WHAT NEEDS TO BE DONE: In this exercise, return the whole listing exactly, excluding any images.

LISTED ENTRIES:
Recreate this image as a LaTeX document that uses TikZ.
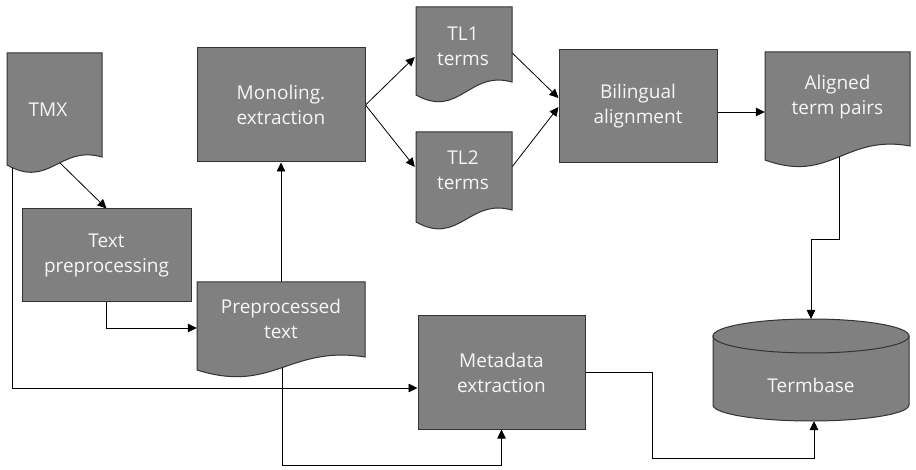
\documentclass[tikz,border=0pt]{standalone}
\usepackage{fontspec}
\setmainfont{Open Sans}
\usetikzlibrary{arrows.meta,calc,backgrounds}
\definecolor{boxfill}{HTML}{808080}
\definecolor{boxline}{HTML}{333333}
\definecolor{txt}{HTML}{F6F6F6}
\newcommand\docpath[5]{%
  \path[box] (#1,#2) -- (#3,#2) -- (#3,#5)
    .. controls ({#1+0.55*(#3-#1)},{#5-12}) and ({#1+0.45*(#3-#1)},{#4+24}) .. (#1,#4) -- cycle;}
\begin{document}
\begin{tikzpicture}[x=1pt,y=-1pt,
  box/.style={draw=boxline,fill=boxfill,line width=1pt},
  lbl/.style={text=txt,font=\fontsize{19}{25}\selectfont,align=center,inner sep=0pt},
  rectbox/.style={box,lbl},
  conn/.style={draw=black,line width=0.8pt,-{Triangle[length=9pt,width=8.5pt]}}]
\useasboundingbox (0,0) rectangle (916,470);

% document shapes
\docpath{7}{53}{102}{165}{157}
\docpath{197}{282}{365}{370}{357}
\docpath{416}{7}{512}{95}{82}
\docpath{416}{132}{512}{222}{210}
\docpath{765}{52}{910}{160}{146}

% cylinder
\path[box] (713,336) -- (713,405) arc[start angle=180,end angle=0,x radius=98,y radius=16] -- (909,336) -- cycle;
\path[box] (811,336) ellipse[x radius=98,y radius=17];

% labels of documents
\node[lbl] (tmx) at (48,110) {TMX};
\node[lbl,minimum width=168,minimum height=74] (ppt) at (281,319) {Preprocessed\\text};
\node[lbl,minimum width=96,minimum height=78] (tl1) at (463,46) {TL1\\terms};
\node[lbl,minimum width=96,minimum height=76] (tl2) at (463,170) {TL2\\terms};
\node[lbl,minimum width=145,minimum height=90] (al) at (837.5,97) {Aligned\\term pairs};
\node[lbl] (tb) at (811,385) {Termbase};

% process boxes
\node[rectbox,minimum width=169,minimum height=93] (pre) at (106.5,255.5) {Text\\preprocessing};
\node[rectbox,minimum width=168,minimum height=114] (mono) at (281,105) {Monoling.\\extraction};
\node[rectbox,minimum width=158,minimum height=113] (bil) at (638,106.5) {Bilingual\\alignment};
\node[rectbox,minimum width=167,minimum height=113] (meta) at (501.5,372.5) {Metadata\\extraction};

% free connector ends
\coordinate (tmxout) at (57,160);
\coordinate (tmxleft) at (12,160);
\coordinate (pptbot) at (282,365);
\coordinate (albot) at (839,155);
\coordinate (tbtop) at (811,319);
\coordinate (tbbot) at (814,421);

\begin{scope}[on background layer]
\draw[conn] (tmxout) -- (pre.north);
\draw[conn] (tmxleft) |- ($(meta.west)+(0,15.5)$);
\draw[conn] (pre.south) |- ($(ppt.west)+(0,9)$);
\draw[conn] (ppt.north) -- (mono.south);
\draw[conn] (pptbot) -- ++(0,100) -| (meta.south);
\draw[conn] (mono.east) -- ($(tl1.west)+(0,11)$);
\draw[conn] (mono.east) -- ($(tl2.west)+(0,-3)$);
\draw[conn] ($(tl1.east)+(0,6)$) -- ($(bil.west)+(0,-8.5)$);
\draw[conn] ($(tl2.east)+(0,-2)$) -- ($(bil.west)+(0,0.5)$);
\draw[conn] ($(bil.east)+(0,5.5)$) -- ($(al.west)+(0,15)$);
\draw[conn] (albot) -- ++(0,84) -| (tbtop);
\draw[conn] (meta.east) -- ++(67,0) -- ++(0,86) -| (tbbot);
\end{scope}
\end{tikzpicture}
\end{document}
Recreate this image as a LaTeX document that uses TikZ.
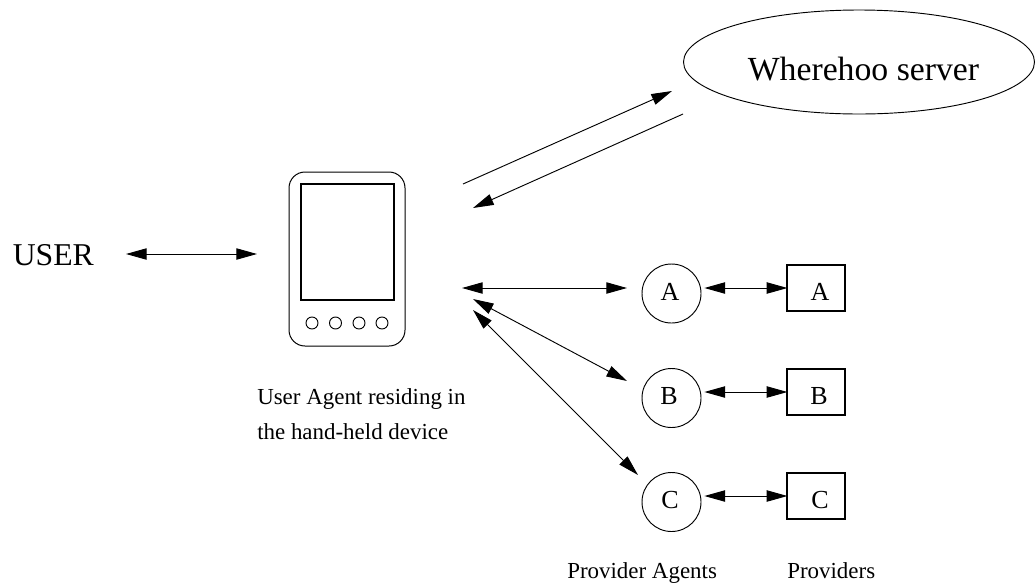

FINAL RESULT:
Recreate this image as a LaTeX document that uses TikZ.
\documentclass[tikz,border=0pt]{standalone}
\usepackage{fontspec}
\setmainfont{Open Sans}
\usetikzlibrary{arrows.meta,calc,backgrounds}
\definecolor{boxfill}{HTML}{808080}
\definecolor{boxline}{HTML}{333333}
\definecolor{txt}{HTML}{F6F6F6}
\newcommand\docpath[5]{%
  \path[box] (#1,#2) -- (#3,#2) -- (#3,#5)
    .. controls ({#1+0.55*(#3-#1)},{#5-12}) and ({#1+0.45*(#3-#1)},{#4+24}) .. (#1,#4) -- cycle;}
\begin{document}
\begin{tikzpicture}[x=1pt,y=-1pt,
  box/.style={draw=boxline,fill=boxfill,line width=1pt},
  lbl/.style={text=txt,font=\fontsize{19}{25}\selectfont,align=center,inner sep=0pt},
  rectbox/.style={box,lbl},
  conn/.style={draw=black,line width=0.8pt,-{Triangle[length=9pt,width=8.5pt]}}]
\useasboundingbox (0,0) rectangle (916,470);

% document shapes
\docpath{7}{53}{102}{165}{157}
\docpath{197}{282}{365}{370}{357}
\docpath{416}{7}{512}{95}{82}
\docpath{416}{132}{512}{222}{210}
\docpath{765}{52}{910}{160}{146}

% cylinder
\path[box] (713,336) -- (713,405) arc[start angle=180,end angle=0,x radius=98,y radius=16] -- (909,336) -- cycle;
\path[box] (811,336) ellipse[x radius=98,y radius=17];

% labels of documents
\node[lbl] (tmx) at (48,110) {TMX};
\node[lbl,minimum width=168,minimum height=74] (ppt) at (281,319) {Preprocessed\\text};
\node[lbl,minimum width=96,minimum height=78] (tl1) at (463,46) {TL1\\terms};
\node[lbl,minimum width=96,minimum height=76] (tl2) at (463,170) {TL2\\terms};
\node[lbl,minimum width=145,minimum height=90] (al) at (837.5,97) {Aligned\\term pairs};
\node[lbl] (tb) at (811,385) {Termbase};

% process boxes
\node[rectbox,minimum width=169,minimum height=93] (pre) at (106.5,255.5) {Text\\preprocessing};
\node[rectbox,minimum width=168,minimum height=114] (mono) at (281,105) {Monoling.\\extraction};
\node[rectbox,minimum width=158,minimum height=113] (bil) at (638,106.5) {Bilingual\\alignment};
\node[rectbox,minimum width=167,minimum height=113] (meta) at (501.5,372.5) {Metadata\\extraction};

% free connector ends
\coordinate (tmxout) at (57,160);
\coordinate (tmxleft) at (12,160);
\coordinate (pptbot) at (282,365);
\coordinate (albot) at (839,155);
\coordinate (tbtop) at (811,319);
\coordinate (tbbot) at (814,421);

\begin{scope}[on background layer]
\draw[conn] (tmxout) -- (pre.north);
\draw[conn] (tmxleft) |- ($(meta.west)+(0,15.5)$);
\draw[conn] (pre.south) |- ($(ppt.west)+(0,9)$);
\draw[conn] (ppt.north) -- (mono.south);
\draw[conn] (pptbot) -- ++(0,100) -| (meta.south);
\draw[conn] (mono.east) -- ($(tl1.west)+(0,11)$);
\draw[conn] (mono.east) -- ($(tl2.west)+(0,-3)$);
\draw[conn] ($(tl1.east)+(0,6)$) -- ($(bil.west)+(0,-8.5)$);
\draw[conn] ($(tl2.east)+(0,-2)$) -- ($(bil.west)+(0,0.5)$);
\draw[conn] ($(bil.east)+(0,5.5)$) -- ($(al.west)+(0,15)$);
\draw[conn] (albot) -- ++(0,84) -| (tbtop);
\draw[conn] (meta.east) -- ++(67,0) -- ++(0,86) -| (tbbot);
\end{scope}
\end{tikzpicture}
\end{document}
Recreate this image as a LaTeX document that uses TikZ.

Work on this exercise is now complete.